Unfortunately, when there’s no drama, there’s nothing to prevent you from going completely to hell.
I didn’t stay in shape. I had too much Jack Daniels at night. I had too many burgers at the sports bar. And I watched too much HGTV with Jules, instead of checking out whatever quality television the internet was demanding I take in. Nor was I reading great literature or compelling nonfiction. No, I was only reading new compilations of old comics I bought when I was a kid. I told myself I was only doing it to laugh at how much sense they didn’t make. How the hell did two-inch-long wings on the Sub-Mariner’s ankles make it so that he could fly? How did the Thing, who was made of rocks, have a girlfriend? Wasn’t intimacy an issue? All the lube in the world wasn’t going to help the entrance of a cock made of rocks feel less than traumatic, right?
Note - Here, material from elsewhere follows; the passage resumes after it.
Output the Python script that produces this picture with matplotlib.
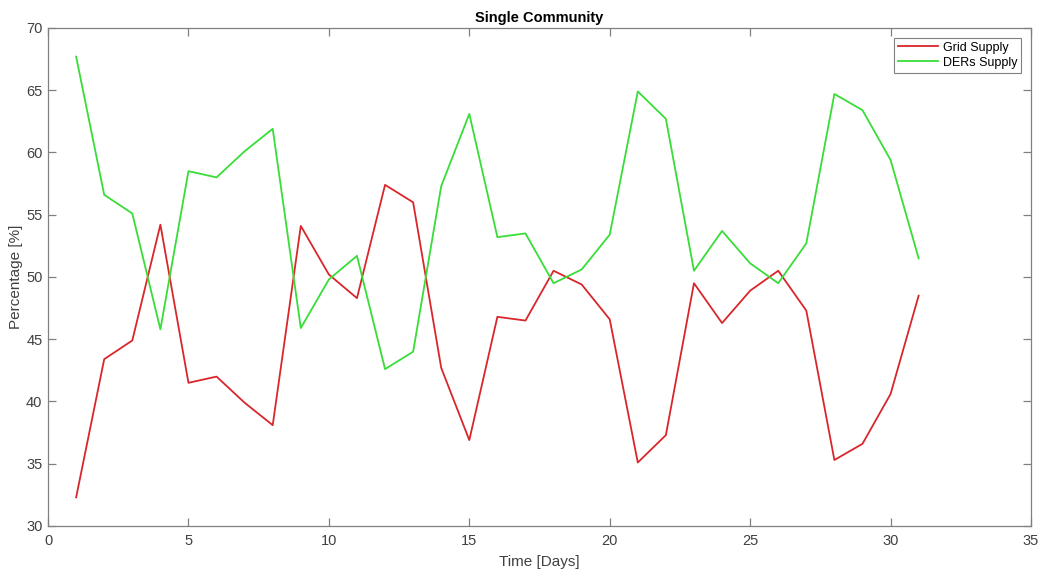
import matplotlib
matplotlib.use("Agg")
import matplotlib.pyplot as plt

# daily supply shares (%)
days = list(range(1, 32))
grid_supply = [32.3, 43.4, 44.9, 54.2, 41.5, 42.0, 39.9, 38.1, 54.1, 50.2,
               48.3, 57.4, 56.0, 42.7, 36.9, 46.8, 46.5, 50.5, 49.4, 46.6,
               35.1, 37.3, 49.5, 46.3, 48.9, 50.5, 47.3, 35.3, 36.6, 40.6, 48.5]
ders_supply = [67.7, 56.6, 55.1, 45.8, 58.5, 58.0, 60.1, 61.9, 45.9, 49.8,
               51.7, 42.6, 44.0, 57.3, 63.1, 53.2, 53.5, 49.5, 50.6, 53.4,
               64.9, 62.7, 50.5, 53.7, 51.1, 49.5, 52.7, 64.7, 63.4, 59.4, 51.5]

plt.rcParams['font.family'] = ['Liberation Sans', 'DejaVu Sans']

fig = plt.figure(figsize=(10.56, 5.70), dpi=100)
ax = fig.add_axes([0.0455, 0.0772, 0.9308, 0.8737])

ax.plot(days, grid_supply, color='#d9262b', lw=1.3, label='Grid Supply')
ax.plot(days, ders_supply, color='#38dd38', lw=1.3, label='DERs Supply')

ax.set_xlim(0, 35)
ax.set_ylim(30, 70)
ax.set_xticks(range(0, 36, 5))
ax.set_yticks(range(30, 71, 5))

for s in ax.spines.values():
    s.set_color('#808080')
    s.set_linewidth(0.9)
ax.tick_params(direction='in', top=True, right=True, length=6, width=0.9,
               color='#808080', labelcolor='#404040', labelsize=10.5)
ax.tick_params(axis='x', pad=6)
ax.tick_params(axis='y', pad=4)

ax.set_title('Single Community', fontsize=10.5, fontweight='bold', pad=4)
ax.set_xlabel('Time [Days]', fontsize=11, color='#404040', labelpad=5)
ax.set_ylabel('Percentage [%]', fontsize=11, color='#404040', labelpad=2)

leg = ax.legend(loc='upper right', fontsize=9, fancybox=False, framealpha=1,
                edgecolor='#808080', handlelength=3.2, borderaxespad=0.8,
                borderpad=0.3, labelspacing=0.25, handletextpad=0.4)
leg.get_frame().set_linewidth(0.8)

fig.savefig('out.png', dpi=100)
These kinds of inquires weren’t the kind of thing a grown man should occupy his time with, but, as long as I made enough to get by, I felt okay about throwing my ambition into storage and filling my days with whatever didn’t threaten me. But a dozen years of coasting was catching up to me – because I now had to deal with the fucking guy who owned this monster mansion. Why the hell would someone hand me an assignment that involved him? And why were people already treating me like I fucked up before I had done a goddam thing?
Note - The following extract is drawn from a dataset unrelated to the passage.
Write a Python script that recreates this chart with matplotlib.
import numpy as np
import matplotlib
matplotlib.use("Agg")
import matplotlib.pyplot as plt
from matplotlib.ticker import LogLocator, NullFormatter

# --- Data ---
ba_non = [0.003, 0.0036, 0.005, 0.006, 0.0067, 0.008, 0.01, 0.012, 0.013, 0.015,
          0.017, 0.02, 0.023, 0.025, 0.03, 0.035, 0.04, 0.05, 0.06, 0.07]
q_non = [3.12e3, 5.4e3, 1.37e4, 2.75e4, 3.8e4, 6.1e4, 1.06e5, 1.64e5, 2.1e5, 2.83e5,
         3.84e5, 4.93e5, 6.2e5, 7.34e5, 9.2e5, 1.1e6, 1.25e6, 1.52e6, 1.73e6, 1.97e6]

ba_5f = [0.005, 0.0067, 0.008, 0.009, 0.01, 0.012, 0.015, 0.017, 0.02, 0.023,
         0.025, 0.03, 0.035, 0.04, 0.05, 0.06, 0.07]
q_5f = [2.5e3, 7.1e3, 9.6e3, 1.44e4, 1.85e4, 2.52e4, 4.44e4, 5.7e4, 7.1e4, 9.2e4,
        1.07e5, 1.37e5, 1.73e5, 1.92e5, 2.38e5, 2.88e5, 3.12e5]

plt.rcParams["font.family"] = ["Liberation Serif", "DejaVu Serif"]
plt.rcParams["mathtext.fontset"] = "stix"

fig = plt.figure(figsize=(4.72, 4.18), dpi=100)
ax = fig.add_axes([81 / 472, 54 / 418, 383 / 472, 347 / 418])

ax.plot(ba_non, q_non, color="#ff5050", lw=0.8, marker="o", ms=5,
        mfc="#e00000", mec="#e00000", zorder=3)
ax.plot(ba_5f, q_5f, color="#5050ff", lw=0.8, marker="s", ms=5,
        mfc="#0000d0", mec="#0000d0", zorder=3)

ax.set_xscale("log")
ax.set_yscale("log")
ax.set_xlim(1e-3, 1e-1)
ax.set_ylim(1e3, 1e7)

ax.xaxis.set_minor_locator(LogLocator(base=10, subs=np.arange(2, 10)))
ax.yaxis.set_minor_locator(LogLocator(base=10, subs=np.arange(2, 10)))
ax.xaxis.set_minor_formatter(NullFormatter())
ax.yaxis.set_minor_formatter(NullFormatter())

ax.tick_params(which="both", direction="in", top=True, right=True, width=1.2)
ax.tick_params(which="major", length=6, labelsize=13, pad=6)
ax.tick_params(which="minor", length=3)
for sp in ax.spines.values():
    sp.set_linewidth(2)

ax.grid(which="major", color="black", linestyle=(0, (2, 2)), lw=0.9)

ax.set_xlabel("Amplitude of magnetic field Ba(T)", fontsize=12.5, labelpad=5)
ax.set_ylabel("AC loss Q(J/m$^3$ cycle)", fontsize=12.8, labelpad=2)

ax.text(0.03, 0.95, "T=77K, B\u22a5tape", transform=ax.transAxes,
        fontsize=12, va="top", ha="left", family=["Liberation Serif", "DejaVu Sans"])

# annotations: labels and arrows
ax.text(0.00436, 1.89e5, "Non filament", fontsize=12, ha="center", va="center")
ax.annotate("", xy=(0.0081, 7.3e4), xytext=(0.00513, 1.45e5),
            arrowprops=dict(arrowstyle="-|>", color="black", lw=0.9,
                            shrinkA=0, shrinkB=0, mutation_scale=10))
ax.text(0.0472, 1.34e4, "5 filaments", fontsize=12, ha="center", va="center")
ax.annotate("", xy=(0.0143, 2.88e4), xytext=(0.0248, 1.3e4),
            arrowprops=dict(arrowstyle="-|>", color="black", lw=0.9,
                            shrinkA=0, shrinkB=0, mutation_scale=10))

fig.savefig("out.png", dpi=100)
Nothing made any sense, which made me sweat even harder.
As I got out of the car, I eyed the estate and the beautifully manicured lawn that went on until it met the beach and the ocean put it all to a stop. I mopped my brow with the back of my hand and climbed the steps up to the massive double front doors that had matching American Eagles on them. Then I hit what I guessed was the doorbell. It was a button in the middle of a beautifully sculpted American flag and I thought to myself that there must be a special doorbell store somewhere in a special rich people mall that only they knew about.